> [SET PROBLEM] Copy out the listing that follows, exactly, without its pictures.

------------------------

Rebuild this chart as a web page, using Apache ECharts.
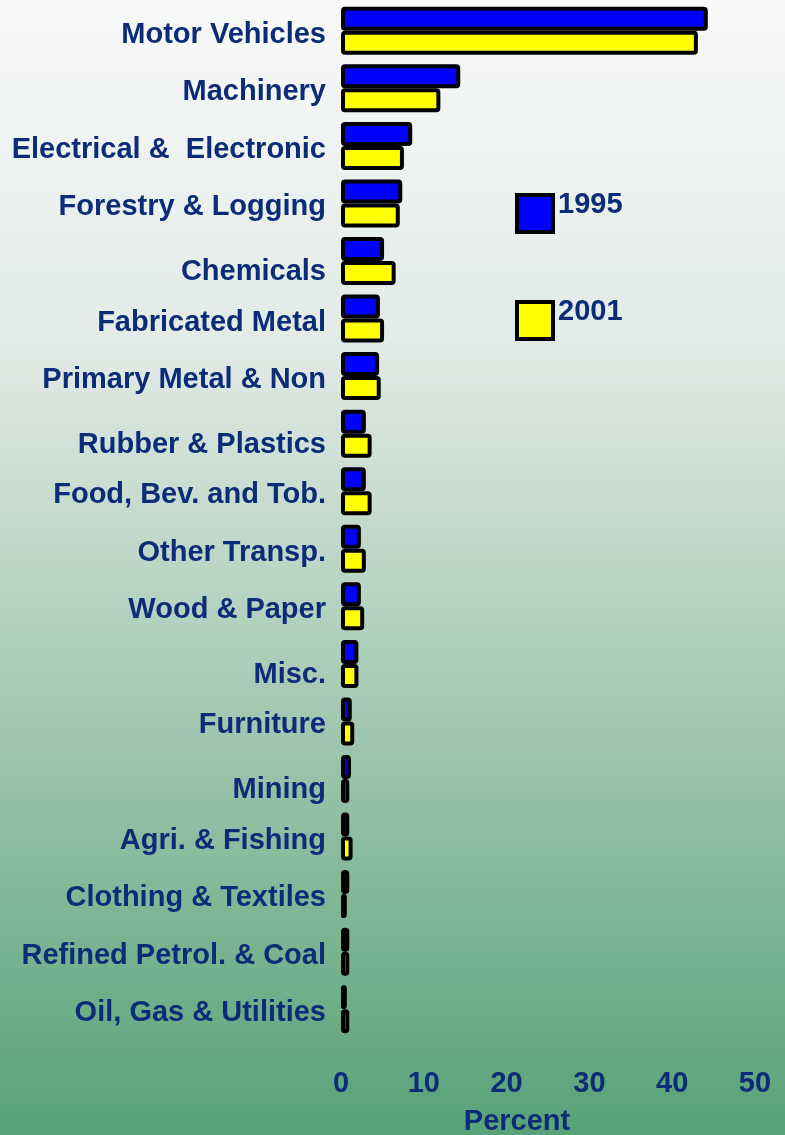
<!DOCTYPE html>
<html><head><meta charset="utf-8">
<script src="https://cdn.jsdelivr.net/npm/echarts@6/dist/echarts.min.js"></script>
<style>html,body{margin:0;padding:0;}#c{width:785px;height:1135px;}</style>
</head><body><div id="c"></div>
<script>
const categories = ["Motor Vehicles","Machinery","Electrical &  Electronic","Forestry & Logging","Chemicals","Fabricated Metal","Primary Metal & Non","Rubber & Plastics","Food, Bev. and Tob.","Other Transp.","Wood & Paper","Misc.","Furniture","Mining","Agri. & Fishing","Clothing & Textiles","Refined Petrol. & Coal","Oil, Gas & Utilities"];
const values1995 = [44.3,14.4,8.6,7.4,5.2,4.7,4.6,3.0,3.0,2.4,2.4,2.1,1.3,1.2,1.0,1.0,1.0,0.7];
const values2001 = [43.1,12.0,7.6,7.1,6.6,5.2,4.8,3.7,3.7,3.0,2.8,2.1,1.6,1.0,1.4,0.7,1.0,1.0];
const xTicks = [0,10,20,30,40,50];
const seriesNames = ["1995","2001"];
const lowerLabels = ["Chemicals","Rubber & Plastics","Misc.","Mining"];

const navy = '#0d2c78';
const font = 'Liberation Sans, Arial, sans-serif';
const lblBase = {color:navy,fontSize:29,fontWeight:'bold',fontFamily:font};
const chart = echarts.init(document.getElementById('c'));
chart.setOption({
  backgroundColor: {type:'linear',x:0,y:0,x2:0,y2:1,colorStops:[{offset:0,color:'#f8f9f9'},{offset:0.3,color:'#e2ebe6'},{offset:0.6,color:'#a9cbb6'},{offset:1,color:'#57a277'}]},
  animation:false,
  grid:{left:341,right:30,top:2,height:1036,containLabel:false,outerBoundsMode:'none'},
  legend:{orient:'vertical',left:515,top:190,padding:0,itemWidth:36,itemHeight:37,itemGap:63,
    icon:'rect',
    data:seriesNames,
    itemStyle:{borderColor:'#000',borderWidth:4},
    formatter:'{a|{name}}',
    textStyle:Object.assign({},lblBase,{rich:{a:Object.assign({},lblBase,{padding:[0,0,18,0]})}}),
    selectedMode:false},
  xAxis:{type:'value',min:xTicks[0],max:xTicks[xTicks.length-1],interval:10,
    axisLine:{show:false},axisTick:{show:false},splitLine:{show:false},
    axisLabel:Object.assign({},lblBase,{margin:31}),
    name:'Percent',nameLocation:'middle',nameGap:69,
    nameTextStyle:Object.assign({},lblBase,{padding:[0,62,0,0]})},
  yAxis:{type:'category',data:categories,inverse:true,
    axisLine:{show:false},axisTick:{show:false},
    axisLabel:Object.assign({},lblBase,{margin:15,
      formatter:function(v){return lowerLabels.indexOf(v)>=0?'{low|'+v+'}':'{n|'+v+'}';},
      rich:{n:Object.assign({},lblBase,{padding:[8,0,0,0]}),low:Object.assign({},lblBase,{padding:[22,0,0,0]})}})},
  series:[
    {name:seriesNames[0],type:'bar',data:values1995,barWidth:24,barGap:'0%',
     itemStyle:{color:'#0000ff',borderColor:'#000',borderWidth:4,borderRadius:2}},
    {name:seriesNames[1],type:'bar',data:values2001,barWidth:24,barGap:'0%',
     itemStyle:{color:'#ffff00',borderColor:'#000',borderWidth:4,borderRadius:2}}
  ]
});
</script></body></html>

------------------------

> [EXERCISE SOLUTION]
Rebuild this chart as a web page, using Apache ECharts.
<!DOCTYPE html>
<html><head><meta charset="utf-8">
<script src="https://cdn.jsdelivr.net/npm/echarts@6/dist/echarts.min.js"></script>
<style>html,body{margin:0;padding:0;}#c{width:785px;height:1135px;}</style>
</head><body><div id="c"></div>
<script>
const categories = ["Motor Vehicles","Machinery","Electrical &  Electronic","Forestry & Logging","Chemicals","Fabricated Metal","Primary Metal & Non","Rubber & Plastics","Food, Bev. and Tob.","Other Transp.","Wood & Paper","Misc.","Furniture","Mining","Agri. & Fishing","Clothing & Textiles","Refined Petrol. & Coal","Oil, Gas & Utilities"];
const values1995 = [44.3,14.4,8.6,7.4,5.2,4.7,4.6,3.0,3.0,2.4,2.4,2.1,1.3,1.2,1.0,1.0,1.0,0.7];
const values2001 = [43.1,12.0,7.6,7.1,6.6,5.2,4.8,3.7,3.7,3.0,2.8,2.1,1.6,1.0,1.4,0.7,1.0,1.0];
const xTicks = [0,10,20,30,40,50];
const seriesNames = ["1995","2001"];
const lowerLabels = ["Chemicals","Rubber & Plastics","Misc.","Mining"];

const navy = '#0d2c78';
const font = 'Liberation Sans, Arial, sans-serif';
const lblBase = {color:navy,fontSize:29,fontWeight:'bold',fontFamily:font};
const chart = echarts.init(document.getElementById('c'));
chart.setOption({
  backgroundColor: {type:'linear',x:0,y:0,x2:0,y2:1,colorStops:[{offset:0,color:'#f8f9f9'},{offset:0.3,color:'#e2ebe6'},{offset:0.6,color:'#a9cbb6'},{offset:1,color:'#57a277'}]},
  animation:false,
  grid:{left:341,right:30,top:2,height:1036,containLabel:false,outerBoundsMode:'none'},
  legend:{orient:'vertical',left:515,top:190,padding:0,itemWidth:36,itemHeight:37,itemGap:63,
    icon:'rect',
    data:seriesNames,
    itemStyle:{borderColor:'#000',borderWidth:4},
    formatter:'{a|{name}}',
    textStyle:Object.assign({},lblBase,{rich:{a:Object.assign({},lblBase,{padding:[0,0,18,0]})}}),
    selectedMode:false},
  xAxis:{type:'value',min:xTicks[0],max:xTicks[xTicks.length-1],interval:10,
    axisLine:{show:false},axisTick:{show:false},splitLine:{show:false},
    axisLabel:Object.assign({},lblBase,{margin:31}),
    name:'Percent',nameLocation:'middle',nameGap:69,
    nameTextStyle:Object.assign({},lblBase,{padding:[0,62,0,0]})},
  yAxis:{type:'category',data:categories,inverse:true,
    axisLine:{show:false},axisTick:{show:false},
    axisLabel:Object.assign({},lblBase,{margin:15,
      formatter:function(v){return lowerLabels.indexOf(v)>=0?'{low|'+v+'}':'{n|'+v+'}';},
      rich:{n:Object.assign({},lblBase,{padding:[8,0,0,0]}),low:Object.assign({},lblBase,{padding:[22,0,0,0]})}})},
  series:[
    {name:seriesNames[0],type:'bar',data:values1995,barWidth:24,barGap:'0%',
     itemStyle:{color:'#0000ff',borderColor:'#000',borderWidth:4,borderRadius:2}},
    {name:seriesNames[1],type:'bar',data:values2001,barWidth:24,barGap:'0%',
     itemStyle:{color:'#ffff00',borderColor:'#000',borderWidth:4,borderRadius:2}}
  ]
});
</script></body></html>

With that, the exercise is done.